Many vendors have bandied the SOA acronym around as the mechanism for selling their wares - from ESBs to high-cost consulting gigs; from application servers to expensive monitoring tools, all in the name of a service-oriented architecture. There is no doubt that a number of companies have excellent products that are intended to assist in building out your service-oriented solution, but just because you have an ESB does not mean that you have a service-oriented architecture. Neither is it true that because you have deployed several WebServices you now have a service-oriented architecture.

Ms Manes’ arguments are actually not new. In fact, many of her comments very much echo the sentiments of Thomas Erl, author of "Service-Oriented Architecture – Concepts, Technology and Design".

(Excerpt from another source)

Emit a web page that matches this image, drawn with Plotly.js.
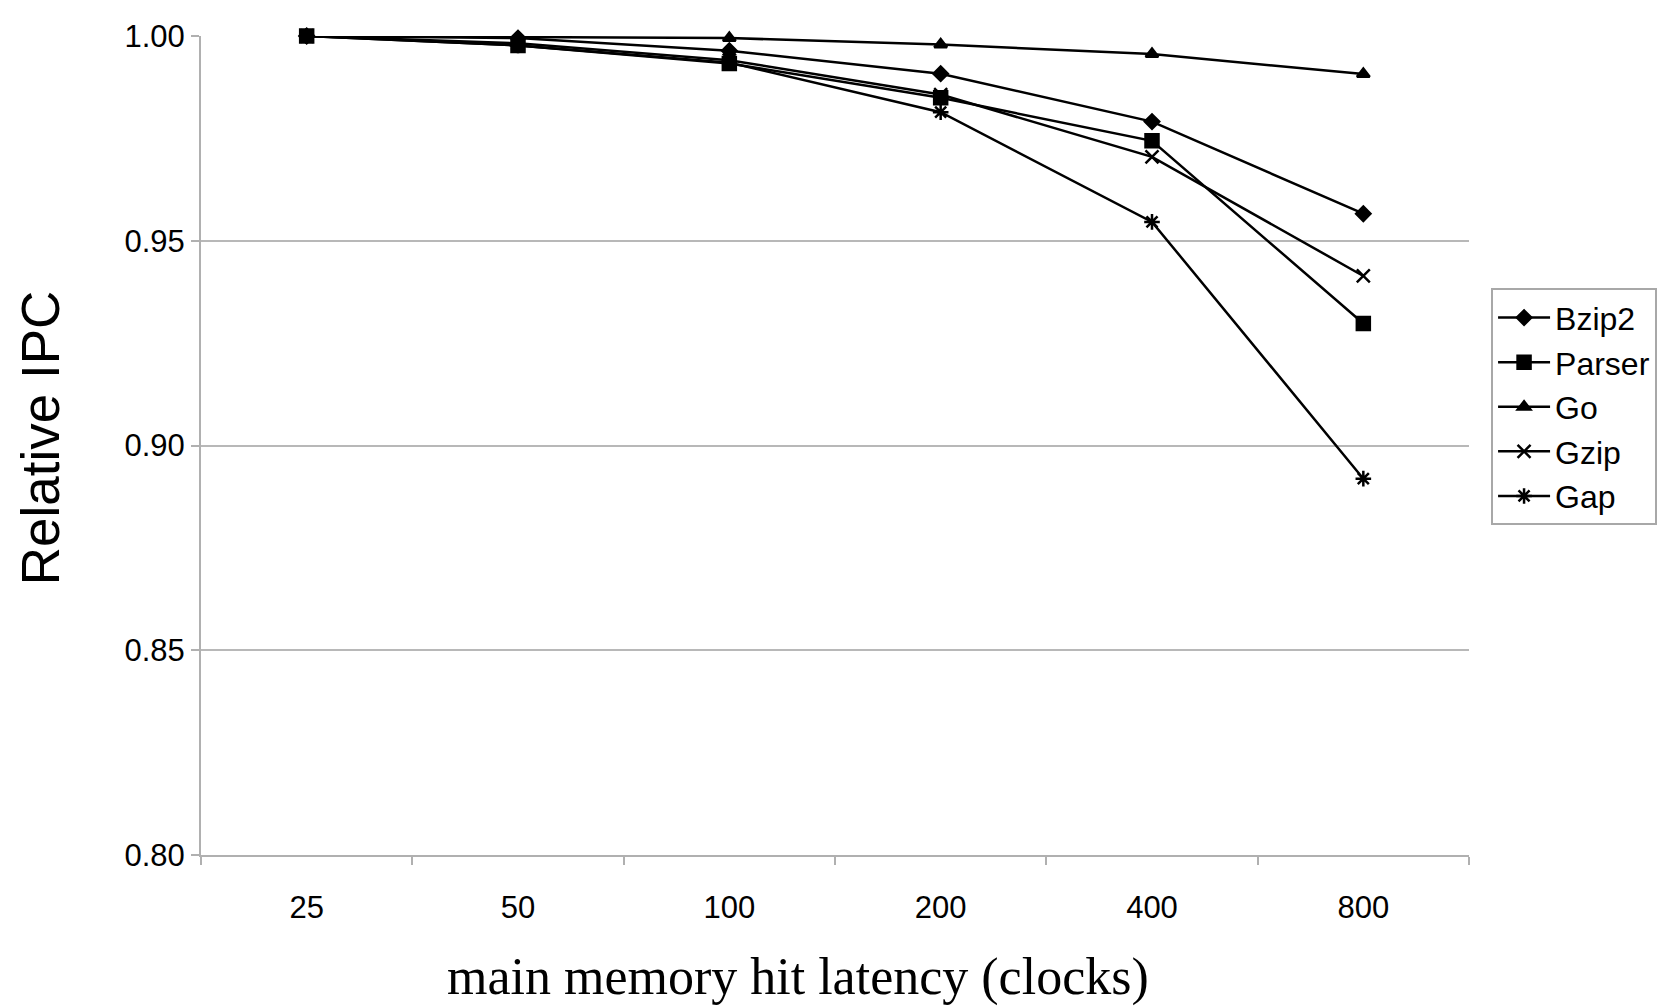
<!DOCTYPE html>
<html>
<head>
<meta charset="utf-8">
<script src="https://cdn.plot.ly/plotly-3.0.1.min.js"></script>
<style>
html,body{margin:0;padding:0;background:#fff;}
#chart{width:1658px;height:1008px;}
</style>
</head>
<body>
<div id="chart"></div>
<script>
const categories = ["25", "50", "100", "200", "400", "800"];
const bzip2  = [1.000, 0.9995, 0.9964, 0.9908, 0.9791, 0.9566];
const parser = [1.000, 0.9977, 0.9933, 0.9849, 0.9744, 0.9298];
const go     = [1.000, 0.9997, 0.9995, 0.9979, 0.9956, 0.9907];
const gzip   = [1.000, 0.9982, 0.9941, 0.9857, 0.9705, 0.9414];
const gap    = [1.000, 0.9977, 0.9935, 0.9814, 0.9546, 0.8919];
const seriesNames = ["Bzip2", "Parser", "Go", "Gzip", "Gap"];
const yTicks = [0.80, 0.85, 0.90, 0.95, 1.00];
const xTitle = "main memory hit latency (clocks)";
const yTitle = "Relative IPC";

const seriesValues = [bzip2, parser, go, gzip, gap];
const symbols = ["diamond", "square", "triangle-up", "x-thin-open", "asterisk-open"];
const sizes = [11, 13, 11, 13, 13];

const traces = seriesNames.map((name, i) => ({
  type: "scatter",
  mode: "lines+markers",
  name: name,
  x: categories,
  y: seriesValues[i],
  line: {color: "#000", width: 2.5},
  marker: {symbol: symbols[i], size: sizes[i], color: "#000",
           line: {color: "#000", width: 2.5}},
  cliponaxis: false
}));

const layout = {
  width: 1658, height: 1008,
  paper_bgcolor: "#fff", plot_bgcolor: "#fff",
  margin: {l: 201, r: 189, t: 36, b: 153, autoexpand: false},
  font: {family: "Liberation Sans, Arial, sans-serif", color: "#000", size: 31},
  showlegend: true,
  legend: {
    x: 1.0174, y: 0.692, xanchor: "left", yanchor: "top",
    bgcolor: "#fff", bordercolor: "#a8a8a8", borderwidth: 2,
    font: {family: "Liberation Sans, Arial, sans-serif", size: 32, color: "#000"},
    itemwidth: 52
  },
  xaxis: {
    type: "category",
    range: [-0.5, 5.5],
    tickson: "boundaries",
    ticks: "outside", ticklen: 8, tickwidth: 2, tickcolor: "#b0b0b0",
    showline: true, linecolor: "#b0b0b0", linewidth: 2,
    showgrid: false, zeroline: false,
    ticklabelstandoff: 24,
    tickfont: {size: 31},
    automargin: false
  },
  yaxis: {
    range: [0.80, 1.00],
    tickvals: yTicks,
    ticktext: yTicks.map(v => v.toFixed(2)),
    ticks: "outside", ticklen: 8, tickwidth: 2, tickcolor: "#b0b0b0",
    showline: true, linecolor: "#b0b0b0", linewidth: 2,
    showgrid: true, gridcolor: "#b8b8b8", gridwidth: 2,
    zeroline: false,
    tickfont: {size: 31},
    automargin: false
  },
  annotations: [
    {text: xTitle, xref: "paper", yref: "paper", x: 0.471, y: -0.149,
     xanchor: "center", yanchor: "middle", showarrow: false,
     font: {family: "Liberation Serif, Times New Roman, serif", size: 52, color: "#000"}},
    {text: yTitle, xref: "paper", yref: "paper", x: -0.127, y: 0.51,
     xanchor: "center", yanchor: "middle", showarrow: false, textangle: -90,
     font: {family: "Liberation Sans, Arial, sans-serif", size: 53, color: "#000"}}
  ]
};

Plotly.newPlot("chart", traces, layout, {staticPlot: true});
</script>
</body>
</html>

Back in July 2005, Mr Erl contended that "the rise of the false SOA [one characterized by the idea that a set of deployed WebServices represents a service-oriented architecture] has distorted the vision of the ideal SOA. Not only is the false SOA divergent from the ‘true path of service-orientation,’ it reinforces SOA anti-patterns by extending and further entrenching the traditional distributed computing model to which SOA offers an alternative." Essentially, Mr Erl makes the point that unless your implementation of SOA follows a well architected strategy, you are doing nothing more than creating a more complex distributed computing system.

With the amount of money that has been thrown at SOA, business has a right to expect that the problem that SOA was intended to resolve has been resolved. The issue is that there have been too many snake oil salesmen delivering products to a site and then leaving the organization to find its own way. Sometimes, the ’snake oil salesman’ actually sold a very good technology into the site with an offer of professional services to establish a competency center, but the customer failed to understand the importance of a supervised architectural change to the environment. As Mr Erl observes, "A real SOA requires real change, real foresight, and real commitment. Most of all, though, it requires guidance." – (Italics my own).

This brings me to my disagreement with Ms Manes’ point of view. Ms Manes states "Successful SOA (i.e., application re-architecture) requires disruption to the status quo. SOA is not simply a matter of deploying new technology and building service interfaces to existing applications; it requires redesign of the application portfolio. And it requires a massive shift in the way IT operates." She follows this up by saying "The latest shiny new technology will not make things better. Incremental integration projects will not lead to significantly reduced costs and increased agility. If you want spectacular gains, then you need to make a spectacular commitment to change." In these statements Ms Manes’ is asserting that business somehow expects an overnight change and that a successful service-oriented architecture can only come from turfing your existing architecture and replacing it with a new SOA-based solution. Not only is that not true, but it is also hopelessly unrealistic.

Yes, SOA requires a different way of thinking and paradigm shifts are not going to come overnight. And yes, deploying a new technology and building service interfaces does not constitute a service-oriented architecture, but it is an extremely important transitional step in moving a commercial environment to a more service-oriented architecture.

Ms Manes ends her post by saying "And that’s where we need to concentrate from this point forward: Services." In so doing, Ms Manes is opening us up to the same "false SOA" that got us into this mess in the first place.

Ultimately, a thorough service-oriented architecture has proper governance and standards in place across all deployed services to ensure the abstraction of the underlying components. If that governance and standardization is not in place, services are simply distributed components.

So, no. SOA is not dead. A service-oriented architecture is something that businesses definitely need to aspire to achieve. It’s probably safe to say, though, that the ’snake oil’ SOA days are over.